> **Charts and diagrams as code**
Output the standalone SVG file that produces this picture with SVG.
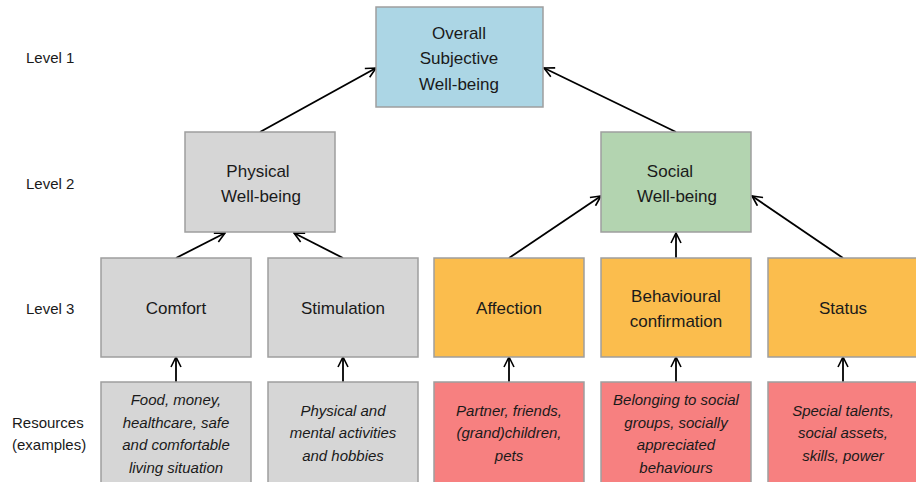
<svg xmlns="http://www.w3.org/2000/svg" width="916" height="482" viewBox="0 0 916 482">
  <defs>
    <marker id="arr" viewBox="0 0 12 12" refX="11" refY="6" markerWidth="12" markerHeight="12" markerUnits="userSpaceOnUse" orient="auto">
      <path d="M1,1 L11,6 L1,11" fill="none" stroke="#000" stroke-width="1.6"/>
    </marker>
  </defs>
  <style>
    .box { stroke: #9e9e9e; stroke-width: 1.5; }
    .blue { fill: #acd6e5; }
    .grey { fill: #d6d6d6; }
    .green { fill: #b3d4b0; }
    .orange { fill: #fbbd4d; }
    .red { fill: #f78080; }
    .t { font-family: "Liberation Sans", Arial, sans-serif; font-size: 17px; fill: #1a1a1a; text-anchor: middle; }
    .r { font-family: "Liberation Sans", Arial, sans-serif; font-size: 15px; font-style: italic; fill: #1a1a1a; text-anchor: middle; }
    .lvl { font-family: "Liberation Sans", Arial, sans-serif; font-size: 15px; fill: #1a1a1a; }
    .c { stroke: #000; stroke-width: 1.8; fill: none; marker-end: url(#arr); }
  </style>
  <rect width="916" height="482" fill="#fff"/>

  <!-- level labels -->
  <g id="labels">
    <text class="lvl" x="26" y="63">Level 1</text>
    <text class="lvl" x="26" y="189">Level 2</text>
    <text class="lvl" x="26" y="314">Level 3</text>
    <text class="lvl" x="12" y="428">Resources</text>
    <text class="lvl" x="12" y="450">(examples)</text>
  </g>

  <!-- connectors -->
  <g id="connectors">
    <line class="c" x1="260" y1="132" x2="376" y2="68"/>
    <line class="c" x1="676" y1="132" x2="544" y2="68"/>
    <line class="c" x1="176" y1="258" x2="225" y2="233"/>
    <line class="c" x1="343" y1="258" x2="294" y2="233"/>
    <line class="c" x1="509" y1="258" x2="601" y2="196"/>
    <line class="c" x1="676" y1="258" x2="676" y2="233"/>
    <line class="c" x1="843" y1="258" x2="752" y2="196"/>
    <line class="c" x1="176" y1="382" x2="176" y2="357"/>
    <line class="c" x1="343" y1="382" x2="343" y2="357"/>
    <line class="c" x1="509" y1="382" x2="509" y2="357"/>
    <line class="c" x1="676" y1="382" x2="676" y2="357"/>
    <line class="c" x1="843" y1="382" x2="843" y2="357"/>
  </g>

  <!-- level 1 -->
  <g id="overall">
    <rect class="box blue" x="376" y="7" width="167" height="100"/>
    <text class="t" x="459" y="39">Overall</text>
    <text class="t" x="459" y="64">Subjective</text>
    <text class="t" x="459" y="90">Well-being</text>
  </g>

  <!-- level 2 -->
  <g id="physical">
    <rect class="box grey" x="185" y="132" width="150" height="100"/>
    <text class="t" x="258" y="177">Physical</text>
    <text class="t" x="261" y="202">Well-being</text>
  </g>
  <g id="social">
    <rect class="box green" x="601" y="132" width="150" height="100"/>
    <text class="t" x="670" y="177">Social</text>
    <text class="t" x="677" y="202">Well-being</text>
  </g>

  <!-- level 3 -->
  <g id="comfort">
    <rect class="box grey" x="101" y="258" width="150" height="99"/>
    <text class="t" x="176" y="314">Comfort</text>
  </g>
  <g id="stimulation">
    <rect class="box grey" x="268" y="258" width="150" height="99"/>
    <text class="t" x="343" y="314">Stimulation</text>
  </g>
  <g id="affection">
    <rect class="box orange" x="434" y="258" width="150" height="99"/>
    <text class="t" x="509" y="314">Affection</text>
  </g>
  <g id="behavioural">
    <rect class="box orange" x="601" y="258" width="150" height="99"/>
    <text class="t" x="676" y="302">Behavioural</text>
    <text class="t" x="676" y="327">confirmation</text>
  </g>
  <g id="status">
    <rect class="box orange" x="768" y="258" width="160" height="99"/>
    <text class="t" x="843" y="314">Status</text>
  </g>

  <!-- resources -->
  <g id="res-comfort">
    <rect class="box grey" x="101" y="382" width="150" height="110"/>
    <text class="r" x="176" y="405">Food, money,</text>
    <text class="r" x="176" y="428">healthcare, safe</text>
    <text class="r" x="176" y="450">and comfortable</text>
    <text class="r" x="176" y="473">living situation</text>
  </g>
  <g id="res-stimulation">
    <rect class="box grey" x="268" y="382" width="150" height="110"/>
    <text class="r" x="343" y="416">Physical and</text>
    <text class="r" x="343" y="438">mental activities</text>
    <text class="r" x="343" y="461">and hobbies</text>
  </g>
  <g id="res-affection">
    <rect class="box red" x="434" y="382" width="150" height="110"/>
    <text class="r" x="509" y="416">Partner, friends,</text>
    <text class="r" x="509" y="438">(grand)children,</text>
    <text class="r" x="509" y="461">pets</text>
  </g>
  <g id="res-behavioural">
    <rect class="box red" x="601" y="382" width="150" height="110"/>
    <text class="r" x="676" y="405">Belonging to social</text>
    <text class="r" x="676" y="428">groups, socially</text>
    <text class="r" x="676" y="450">appreciated</text>
    <text class="r" x="676" y="473">behaviours</text>
  </g>
  <g id="res-status">
    <rect class="box red" x="768" y="382" width="160" height="110"/>
    <text class="r" x="843" y="416">Special talents,</text>
    <text class="r" x="843" y="438">social assets,</text>
    <text class="r" x="843" y="461">skills, power</text>
  </g>
</svg>
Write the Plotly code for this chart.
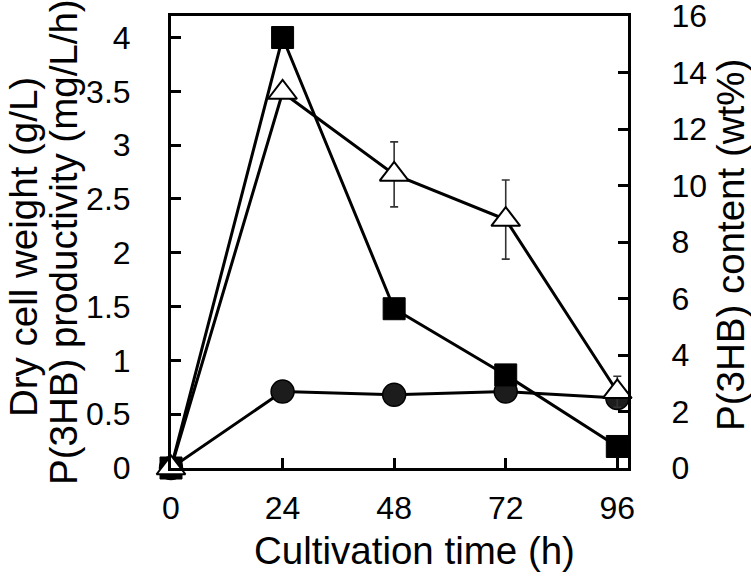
import plotly.graph_objects as go

# Data
time_h = [0, 24, 48, 72, 96]
dry_cell_weight = [0, 0.71, 0.68, 0.71, 0.65]          # g/L (circles, left axis)
productivity = [0, 4.0, 1.48, 0.865, 0.2]              # mg/L/h (squares, left axis)
content = [0, 13.3, 10.4, 8.8, 2.7]                    # wt% (triangles, right axis)
content_err = [0, 0, 1.15, 1.4, 0.55]

x_ticks = [0, 24, 48, 72, 96]
y_left_ticks = [0, 0.5, 1, 1.5, 2, 2.5, 3, 3.5, 4]
y_left_text = ["0", "0.5", "1", "1.5", "2", "2.5", "3", "3.5", "4"]
y_right_ticks = [0, 2, 4, 6, 8, 10, 12, 14, 16]

FONT = "Liberation Sans, Arial, sans-serif"
TICK_SIZE = 32
TITLE_SIZE = 38.5

# plot area in page pixels: x 171..628, y 16..468
PW, PH = 457, 452


def px_x(p):
    return (p - 171) / PW


def px_y(p):
    return (468 - p) / PH


fig = go.Figure()

fig.add_trace(go.Scatter(
    x=time_h, y=dry_cell_weight, mode="lines+markers", yaxis="y",
    line=dict(color="black", width=3),
    marker=dict(symbol="circle", size=23, color="#1c1c1c",
                line=dict(color="black", width=1.5)),
    cliponaxis=False, showlegend=False,
))
fig.add_trace(go.Scatter(
    x=time_h, y=productivity, mode="lines+markers", yaxis="y",
    line=dict(color="black", width=3),
    marker=dict(symbol="square", size=22, color="black",
                line=dict(color="black", width=1)),
    cliponaxis=False, showlegend=False,
))
fig.add_trace(go.Scatter(
    x=time_h, y=content, mode="lines+markers", yaxis="y2",
    line=dict(color="black", width=3),
    marker=dict(symbol="triangle-up", size=25, color="white",
                line=dict(color="black", width=2)),
    error_y=dict(type="data", array=content_err, visible=True,
                 color="#333333", thickness=1.6, width=4),
    cliponaxis=False, showlegend=False,
))

fig.update_layout(
    width=751, height=576,
    margin=dict(l=171, r=123, t=16, b=108),
    paper_bgcolor="white", plot_bgcolor="white",
    font=dict(family=FONT, color="black", size=TICK_SIZE),
    xaxis=dict(
        range=[0, 98.3], tickvals=x_ticks, ticks="inside", ticklen=10,
        tickwidth=2.5, tickcolor="black", showline=True, linewidth=3,
        linecolor="black", mirror=True, showgrid=False, zeroline=False,
        ticklabelstandoff=10, tickfont=dict(size=TICK_SIZE), automargin=False,
    ),
    yaxis=dict(
        range=[0, 4.2], tickvals=y_left_ticks, ticktext=y_left_text,
        ticks="inside", ticklen=10, tickwidth=2.5, tickcolor="black",
        showline=True, linewidth=3, linecolor="black", showgrid=False,
        zeroline=False, ticklabelstandoff=31, tickfont=dict(size=TICK_SIZE),
        automargin=False, ticklabeloverflow="allow",
    ),
    yaxis2=dict(
        range=[0, 16.01], tickvals=y_right_ticks, overlaying="y", side="right",
        ticks="inside", ticklen=10, tickwidth=2.5, tickcolor="black",
        showline=True, linewidth=3, linecolor="black", showgrid=False,
        zeroline=False, ticklabelstandoff=34, tickfont=dict(size=TICK_SIZE),
        automargin=False, ticklabeloverflow="allow",
    ),
    annotations=[
        dict(text="Dry cell weight (g/L)", xref="paper", yref="paper",
             x=px_x(23), y=px_y(247), xanchor="center", yanchor="middle",
             textangle=-90, showarrow=False, font=dict(size=TITLE_SIZE)),
        dict(text="P(3HB) productivity (mg/L/h)", xref="paper", yref="paper",
             x=px_x(63), y=px_y(242), xanchor="center", yanchor="middle",
             textangle=-90, showarrow=False, font=dict(size=TITLE_SIZE)),
        dict(text="P(3HB) content (wt%)", xref="paper", yref="paper",
             x=px_x(731), y=px_y(245), xanchor="center", yanchor="middle",
             textangle=-90, showarrow=False, font=dict(size=TITLE_SIZE)),
        dict(text="Cultivation time (h)", xref="paper", yref="paper",
             x=px_x(414), y=px_y(550), xanchor="center",
             yanchor="middle", showarrow=False, font=dict(size=TITLE_SIZE)),
    ],
)

fig.write_html("out.html", config={"displayModeBar": False},
               post_script="document.body.style.margin='0px';")
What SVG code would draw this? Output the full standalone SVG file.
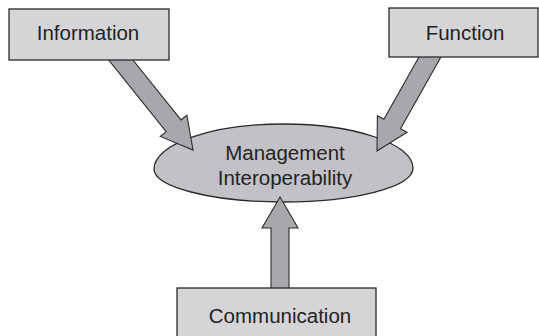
<svg xmlns="http://www.w3.org/2000/svg" width="539" height="336" viewBox="0 0 539 336">
<style>
.box{fill:#d5d5d7;stroke:#2a2a2a;stroke-width:1.3}
.ell{fill:#c2c2c6;stroke:#2a2a2a;stroke-width:1.3}
.arr{fill:#a8a8ac;stroke:#2a2a2a;stroke-width:1.1;stroke-linejoin:miter}
.lbl{font-family:"Liberation Sans",Arial,sans-serif;font-size:20.5px;fill:#222;text-anchor:middle}
</style>
<rect width="539" height="336" fill="#fff"/>
<g id="management">
<path class="ell" d="M154,169 C154,144 212,124 283,124 C355,124 413,144 413,168 C413,187 355,202 283,202 C212,202 154,187 154,169 Z"/>
<text class="lbl" x="285" y="160">Management</text>
<text class="lbl" x="285" y="185">Interoperability</text>
</g>
<g id="connectors">
<polygon class="arr" points="115.9,38.75 181,119.9 186.9,115.2 193,150 160.3,136.4 166.2,131.7 101.1,50.65"/>
<polygon class="arr" points="449.1,42.5 400.5,128.7 407,132.3 377,151 377.4,115.65 383.9,119.3 432.5,33.1"/>
<polygon class="arr" points="289,300 289,228 298,228 280,197 262,228 271,228 271,300"/>
</g>
<g id="information">
<rect class="box" x="9" y="9" width="160" height="51"/>
<text class="lbl" x="88" y="40">Information</text>
</g>
<g id="function">
<rect class="box" x="389" y="8" width="149" height="49"/>
<text class="lbl" x="465" y="40">Function</text>
</g>
<g id="communication">
<rect class="box" x="177" y="288" width="199" height="60"/>
<text class="lbl" x="280" y="323">Communication</text>
</g>
</svg>
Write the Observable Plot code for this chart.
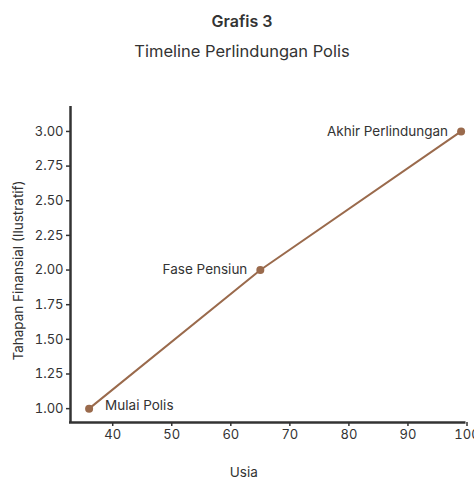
<!DOCTYPE html>
<html>
<head>
<meta charset="utf-8">
<script src="https://cdn.jsdelivr.net/npm/d3@7"></script>
<script src="https://cdn.jsdelivr.net/npm/@observablehq/plot@0.6"></script>
<style>
  body { margin: 0; background: #fff; font-family: Inter, "Noto Sans", sans-serif; color: #333; }
  #wrap { width: 474px; }
  .t1 { height: 38px; line-height: 42px; text-align: center; font-weight: 600; font-size: 16px; padding-left: 10px; box-sizing: border-box; }
  .t2 { height: 32px; line-height: 26px; text-align: center; font-size: 16.5px; padding-left: 10px; box-sizing: border-box; }
  svg { display: block; }
</style>
</head>
<body>
<div id="wrap">
  <div class="t1">Grafis 3</div>
  <div class="t2">Timeline Perlindungan Polis</div>
  <div id="chart"></div>
</div>
<script>
const ages = [36, 65, 99];
const stages = [1, 2, 3];
const labels = ["Mulai Polis", "Fase Pensiun", "Akhir Perlindungan"];
const xTicks = [40, 50, 60, 70, 80, 90, 100];
const yTicks = [1.00, 1.25, 1.50, 1.75, 2.00, 2.25, 2.50, 2.75, 3.00];
const xTitle = "Usia";
const yTitle = "Tahapan Finansial (Ilustratif)";

const data = ages.map((a, i) => ({age: a, stage: stages[i], label: labels[i]}));
const xDom = [32.85, 100];
const yDom = [0.9, 3.18];
const ink = "#333";
const brown = "#9a6a4c";

const chart = Plot.plot({
  width: 474,
  height: 408,
  marginTop: 36,
  marginBottom: 56,
  marginLeft: 70,
  marginRight: 7.5,
  style: {fontFamily: "Inter, 'Noto Sans', sans-serif", fontSize: "13px", color: ink, background: "#fff"},
  x: {domain: xDom, axis: null},
  y: {domain: yDom, axis: null},
  marks: [
    Plot.axisX({ticks: xTicks, tickSize: 4, tickPadding: 3, stroke: ink, strokeWidth: 1.5, fill: ink, fontSize: 13, label: null}),
    Plot.axisY({ticks: yTicks, tickSize: 4, tickPadding: 3, stroke: ink, strokeWidth: 1.5, fill: ink, fontSize: 13, label: null, tickFormat: d3.format(".2f")}),
    Plot.ruleX([xDom[0]], {y1: yDom[0], y2: yDom[1], stroke: ink, strokeWidth: 2.5}),
    Plot.ruleY([yDom[0]], {x1: xDom[0], x2: xDom[1], stroke: ink, strokeWidth: 2.5, dx: -1}),
    Plot.line(data, {x: "age", y: "stage", stroke: brown, strokeWidth: 2}),
    Plot.dot(data, {x: "age", y: "stage", fill: brown, r: 4}),
    Plot.text([data[0]], {x: "age", y: "stage", text: "label", textAnchor: "start", dx: 16, dy: -3, fill: ink, fontSize: 13.5}),
    Plot.text(data.slice(1), {x: "age", y: "stage", text: "label", textAnchor: "end", dx: -13, dy: 0, fill: ink, fontSize: 13.5}),
    Plot.text([xTitle], {frameAnchor: "bottom", dy: 54, fill: ink, fontSize: 13.5, dx: -25}),
    Plot.text([yTitle], {frameAnchor: "left", textAnchor: "middle", rotate: -90, dx: -52, fill: ink, fontSize: 13.5, dy: 6})
  ]
});
document.getElementById("chart").appendChild(chart);
</script>
</body>
</html>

> **Objective**
Copy the listing above exactly, but only from the line with "Write the Plotly code for this chart." through the line with "return (p - 171) / PW", including those two lines and excluding any picture.

> **Expected answer**
Write the Plotly code for this chart.
import plotly.graph_objects as go

# Data
time_h = [0, 24, 48, 72, 96]
dry_cell_weight = [0, 0.71, 0.68, 0.71, 0.65]          # g/L (circles, left axis)
productivity = [0, 4.0, 1.48, 0.865, 0.2]              # mg/L/h (squares, left axis)
content = [0, 13.3, 10.4, 8.8, 2.7]                    # wt% (triangles, right axis)
content_err = [0, 0, 1.15, 1.4, 0.55]

x_ticks = [0, 24, 48, 72, 96]
y_left_ticks = [0, 0.5, 1, 1.5, 2, 2.5, 3, 3.5, 4]
y_left_text = ["0", "0.5", "1", "1.5", "2", "2.5", "3", "3.5", "4"]
y_right_ticks = [0, 2, 4, 6, 8, 10, 12, 14, 16]

FONT = "Liberation Sans, Arial, sans-serif"
TICK_SIZE = 32
TITLE_SIZE = 38.5

# plot area in page pixels: x 171..628, y 16..468
PW, PH = 457, 452


def px_x(p):
    return (p - 171) / PW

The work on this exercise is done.